#### INPUT

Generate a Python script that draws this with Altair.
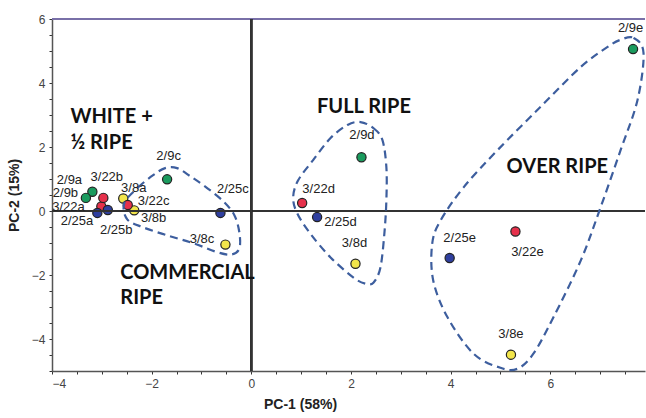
import altair as alt
import pandas as pd

# ---- data ----
samples = ["2/9a", "2/9b", "3/22a", "3/22b", "2/25a", "2/25b", "3/8a", "3/8b",
           "3/22c", "2/9c", "2/25c", "3/8c",
           "3/22d", "2/9d", "2/25d", "3/8d",
           "2/9e", "3/22e", "2/25e", "3/8e"]
dates = ["2/9", "2/9", "3/22", "3/22", "2/25", "2/25", "3/8", "3/8",
         "3/22", "2/9", "2/25", "3/8",
         "3/22", "2/9", "2/25", "3/8",
         "2/9", "3/22", "2/25", "3/8"]
pc1 = [-3.19, -3.32, -3.01, -2.97, -3.09, -2.88, -2.57, -2.35,
       -2.48, -1.69, -0.62, -0.52,
       1.02, 2.21, 1.32, 2.09,
       7.66, 5.30, 3.98, 5.21]
pc2 = [0.60, 0.41, 0.14, 0.41, -0.06, 0.03, 0.39, 0.02,
       0.19, 0.99, -0.06, -1.05,
       0.25, 1.68, -0.19, -1.65,
       5.06, -0.64, -1.47, -4.49]
# label anchor (centre of text) in data units
label_x = [-3.65, -3.73, -3.67, -2.90, -3.50, -2.71, -2.36, -1.96,
           -1.96, -1.66, -0.37, -0.99,
           1.35, 2.22, 1.79, 2.07,
           7.61, 5.54, 4.18, 5.21]
label_y = [0.98, 0.55, 0.12, 1.07, -0.31, -0.58, 0.73, -0.21,
           0.31, 1.71, 0.70, -0.87,
           0.70, 2.37, -0.34, -0.99,
           5.73, -1.28, -0.83, -3.84]

date_order = ["2/9", "3/22", "2/25", "3/8"]
date_colors = ["#1a9b5e", "#e6314b", "#2f3f9f", "#f2e54b"]

# dashed group outlines (closed curves)
commercial_x = [-2.55, -2.27, -1.97, -1.73, -1.49, -1.20, -0.88, -0.56, -0.34, -0.24,
                -0.24, -0.40, -0.68, -1.16, -1.69, -2.17, -2.49]
commercial_y = [0.24, 0.74, 1.12, 1.34, 1.34, 1.06, 0.71, 0.30, -0.13, -0.67,
                -1.17, -1.36, -1.29, -1.01, -0.76, -0.51, -0.26]
full_x = [2.19, 2.45, 2.63, 2.71, 2.71, 2.67, 2.59, 2.45, 2.29, 2.05, 1.59, 1.18,
          0.92, 0.84, 0.94, 1.24, 1.59, 1.93]
full_y = [2.78, 2.59, 2.22, 1.37, 0.34, -0.70, -1.77, -2.24, -2.27, -2.08, -1.45, -0.70,
          -0.07, 0.43, 0.96, 1.59, 2.28, 2.69]
over_x = [7.41, 7.67, 7.87, 7.75, 7.41, 7.01, 6.61, 6.06, 5.66, 5.34, 5.00, 4.46,
          3.94, 3.65, 3.63, 3.80, 4.26, 4.94, 5.80, 6.61, 7.15]
over_y = [5.35, 5.41, 4.94, 3.47, 1.90, 0.12, -1.55, -3.33, -4.46, -4.93, -4.90, -4.46,
          -3.33, -2.17, -1.02, -0.29, 0.74, 1.90, 3.25, 4.50, 5.13]

group_text = ["WHITE +", "½ RIPE", "COMMERCIAL", "RIPE", "FULL RIPE", "OVER RIPE"]
group_x = [-3.63, -3.63, -2.63, -2.63, 2.26, 6.14]
group_y = [2.94, 2.12, -1.93, -2.71, 3.26, 1.38]
group_align = ["left", "left", "left", "left", "center", "center"]

x_ticks = [v / 2 for v in range(-8, 16)]
y_ticks = [v / 2 for v in range(-10, 13)]

# ---- tables ----
pts = pd.DataFrame({"sample": samples, "date": dates, "pc1": pc1, "pc2": pc2,
                    "lx": label_x, "ly": label_y})
outl = pd.concat([
    pd.DataFrame({"grp": "commercial", "x": commercial_x, "y": commercial_y,
                  "i": range(len(commercial_x))}),
    pd.DataFrame({"grp": "full", "x": full_x, "y": full_y, "i": range(len(full_x))}),
    pd.DataFrame({"grp": "over", "x": over_x, "y": over_y, "i": range(len(over_x))}),
])
grp = pd.DataFrame({"t": group_text, "x": group_x, "y": group_y, "a": group_align})

xs = alt.Scale(domain=[-4, 7.9], nice=False, zero=False)
ys = alt.Scale(domain=[-5, 6], nice=False, zero=False)

lab_expr = "abs(datum.value % 2) < 0.01 ? format(datum.value, 'd') : ''"
xaxis = alt.Axis(values=x_ticks, labelExpr=lab_expr, labelOverlap=False,
                 grid=False, tickSize=3, tickColor="#333", domainColor="#555",
                 domainWidth=1.5, labelFont="Liberation Sans", labelFontSize=12,
                 labelColor="#444", labelPadding=4, title="PC-1 (58%)",
                 titleFont="Liberation Sans", titleFontSize=14, titleFontWeight="bold",
                 titleColor="#222", titleX=248, titlePadding=8)
yaxis = alt.Axis(values=y_ticks, labelExpr=lab_expr, labelOverlap=False,
                 grid=False, tickSize=3, tickColor="#333", domainColor="#555",
                 domainWidth=1.5, labelFont="Liberation Sans", labelFontSize=12,
                 labelColor="#444", labelPadding=4, title="PC-2 (15%)",
                 titleFont="Liberation Sans", titleFontSize=14, titleFontWeight="bold",
                 titleColor="#222", titlePadding=10)


def X(field=None, datum=None):
    if datum is not None:
        return alt.X(datum=datum, type="quantitative", scale=xs, axis=xaxis)
    return alt.X(field, type="quantitative", scale=xs, axis=xaxis)


def Y(field=None, datum=None):
    if datum is not None:
        return alt.Y(datum=datum, type="quantitative", scale=ys, axis=yaxis)
    return alt.Y(field, type="quantitative", scale=ys, axis=yaxis)


points = alt.Chart(pts).mark_point(
    filled=True, size=85, stroke="#222", strokeWidth=1.2, opacity=1).encode(
    x=X("pc1"), y=Y("pc2"),
    fill=alt.Fill("date:N", scale=alt.Scale(domain=date_order, range=date_colors),
                  legend=None))

top_rule = alt.Chart(pts).mark_rule(color="#7a70a8", strokeWidth=1.5).encode(
    y=Y(datum=6))
h0 = alt.Chart(pts).mark_rule(color="#333", strokeWidth=1.5).encode(y=Y(datum=0))
v0 = alt.Chart(pts).mark_rule(color="#333", strokeWidth=1.5).encode(x=X(datum=0))

outlines = alt.Chart(outl).mark_line(
    interpolate="cardinal-closed", color="#3d5e9e", strokeWidth=2.2,
    strokeDash=[8, 5]).encode(x=X("x"), y=Y("y"), detail="grp:N", order="i:Q")

labels = alt.Chart(pts).mark_text(
    font="Liberation Sans", fontSize=13, color="#222", baseline="middle",
    align="center").encode(x=X("lx"), y=Y("ly"), text="sample:N")

glabels_l = alt.Chart(grp[grp.a == "left"]).mark_text(
    font="Lato", fontSize=20, fontWeight="bold", color="#111", align="left",
    baseline="middle").encode(x=X("x"), y=Y("y"), text="t:N")
glabels_c = alt.Chart(grp[grp.a == "center"]).mark_text(
    font="Lato", fontSize=20, fontWeight="bold", color="#111", align="center",
    baseline="middle").encode(x=X("x"), y=Y("y"), text="t:N")

chart = alt.layer(points, top_rule, h0, v0, outlines, labels, glabels_l, glabels_c).properties(
    width=593, height=352, autosize="none",
    padding={"left": 52, "top": 19, "right": 1, "bottom": 47},
    background="white").configure_view(stroke=None)

chart.save("out.html", embed_options={"renderer": "svg", "actions": False})
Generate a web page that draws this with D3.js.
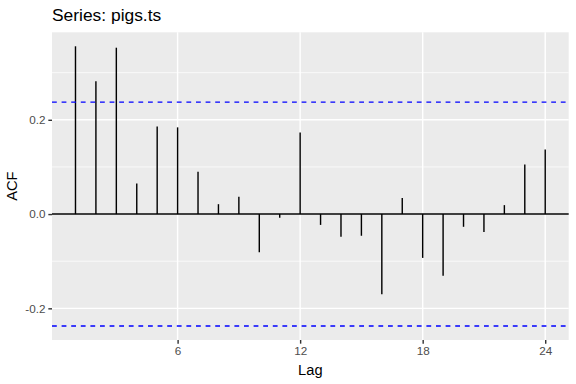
<!DOCTYPE html>
<html>
<head>
<meta charset="utf-8">
<script src="https://cdn.jsdelivr.net/npm/d3@7"></script>
<style>
html,body{margin:0;padding:0;background:#fff;}
svg{display:block;font-family:"Liberation Sans",Arial,Helvetica,sans-serif;}
</style>
</head>
<body>
<svg id="chart" width="576" height="384"></svg>
<script>
const title = "Series: pigs.ts";
const lags = [1,2,3,4,5,6,7,8,9,10,11,12,13,14,15,16,17,18,19,20,21,22,23,24];
const acfValues = [0.356,0.282,0.353,0.065,0.186,0.184,0.090,0.021,0.037,-0.081,-0.008,0.173,
                   -0.023,-0.048,-0.046,-0.170,0.034,-0.093,-0.131,-0.027,-0.038,0.019,0.105,0.137];
const ciLimit = 0.2375;
const xTicks = [6,12,18,24];
const yTicks = [-0.2,0.0,0.2];
const yMinorTicks = [-0.1,0.1,0.3];

const svg = d3.select("#chart");
const margin = {left:52, right:7.3, top:32.3, bottom:44};
const W = 576, H = 384;
const pw = W - margin.left - margin.right;
const ph = H - margin.top - margin.bottom;

const xmin = d3.min(lags), xmax = d3.max(lags);
const xpad = (xmax - xmin) * 0.05;
const x = d3.scaleLinear().domain([xmin - xpad, xmax + xpad]).range([margin.left, margin.left + pw]);
const ylo = Math.min(d3.min(acfValues), -ciLimit), yhi = Math.max(d3.max(acfValues), ciLimit);
const ypad = (yhi - ylo) * 0.05;
const y = d3.scaleLinear().domain([ylo - ypad, yhi + ypad]).range([margin.top + ph, margin.top]);

// panel
svg.append("rect").attr("x", margin.left).attr("y", margin.top)
  .attr("width", pw).attr("height", ph).attr("fill", "#EBEBEB");

const g = svg.append("g");
// minor grid
g.selectAll(".ymin").data(yMinorTicks).join("line")
  .attr("x1", margin.left).attr("x2", margin.left + pw)
  .attr("y1", d => y(d)).attr("y2", d => y(d))
  .attr("stroke", "#fff").attr("stroke-width", 0.71);
// major grid
g.selectAll(".ymaj").data(yTicks).join("line")
  .attr("x1", margin.left).attr("x2", margin.left + pw)
  .attr("y1", d => y(d)).attr("y2", d => y(d))
  .attr("stroke", "#fff").attr("stroke-width", 1.42);
g.selectAll(".xmaj").data(xTicks).join("line")
  .attr("y1", margin.top).attr("y2", margin.top + ph)
  .attr("x1", d => x(d)).attr("x2", d => x(d))
  .attr("stroke", "#fff").attr("stroke-width", 1.42);

// zero line
g.append("line").attr("x1", margin.left).attr("x2", margin.left + pw)
  .attr("y1", y(0)).attr("y2", y(0)).attr("stroke", "#000").attr("stroke-width", 1.42);

// spikes
g.selectAll(".spike").data(lags).join("line")
  .attr("x1", d => x(d)).attr("x2", d => x(d))
  .attr("y1", y(0)).attr("y2", (d, i) => y(acfValues[i]))
  .attr("stroke", "#000").attr("stroke-width", 1.42);

// CI lines
g.selectAll(".ci").data([ciLimit, -ciLimit]).join("line")
  .attr("x1", margin.left).attr("x2", margin.left + pw)
  .attr("y1", d => y(d)).attr("y2", d => y(d))
  .attr("stroke", "#0000FF").attr("stroke-width", 1.42)
  .attr("stroke-dasharray", "4.8,4.8");

// axes
const xAxis = d3.axisBottom(x).tickValues(xTicks).tickFormat(d3.format("d")).tickSize(3.67).tickPadding(2.9);
const yAxis = d3.axisLeft(y).tickValues(yTicks).tickFormat(d3.format(".1f")).tickSize(3.67).tickPadding(2.9);

const gx = svg.append("g").attr("transform", `translate(0,${margin.top + ph})`).call(xAxis);
const gy = svg.append("g").attr("transform", `translate(${margin.left},0)`).call(yAxis);
[gx, gy].forEach(a => {
  a.select(".domain").remove();
  a.selectAll(".tick line").attr("stroke", "#333333").attr("stroke-width", 1.42);
  a.selectAll(".tick text").attr("fill", "#4D4D4D").style("font-size", "11.7px")
    .style("font-family", '"Liberation Sans",Arial,Helvetica,sans-serif');
});
gy.selectAll(".tick text").text(d => d3.format(".1f")(d).replace("−", "-"));

// titles
svg.append("text").attr("x", margin.left).attr("y", 21)
  .attr("fill", "#000").style("font-size", "17.4px").text(title);
svg.append("text").attr("x", margin.left + pw / 2).attr("y", 374.5)
  .attr("text-anchor", "middle").attr("fill", "#000").style("font-size", "14.67px").text("Lag");
svg.append("text").attr("transform", `translate(17,${margin.top + ph / 2}) rotate(-90)`)
  .attr("text-anchor", "middle").attr("fill", "#000").style("font-size", "14.67px").text("ACF");
</script>
</body>
</html>
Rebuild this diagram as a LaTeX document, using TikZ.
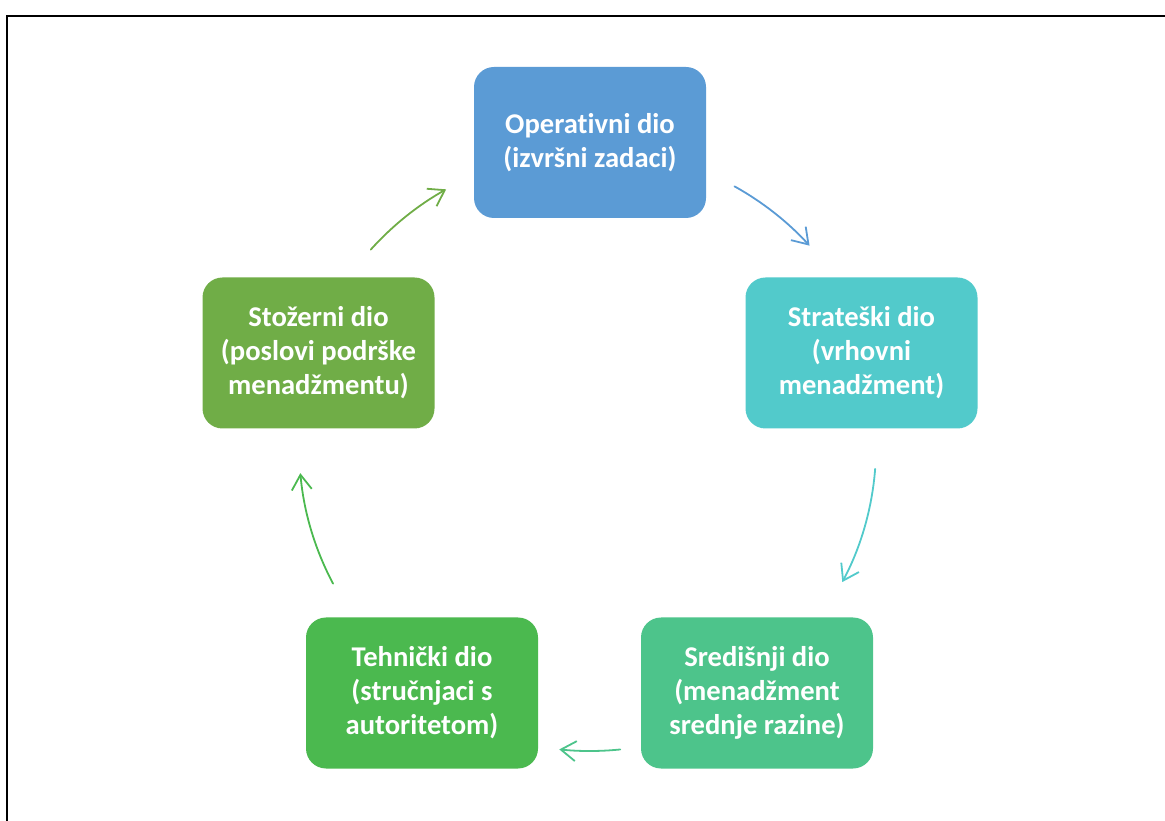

########

Could the lines from the top of the material through the line with "import pandas as pd" be repeated exactly, pictures left out?

## TASK RESPONSE:
Generate a Python script that draws this with Altair.
import altair as alt
import pandas as pd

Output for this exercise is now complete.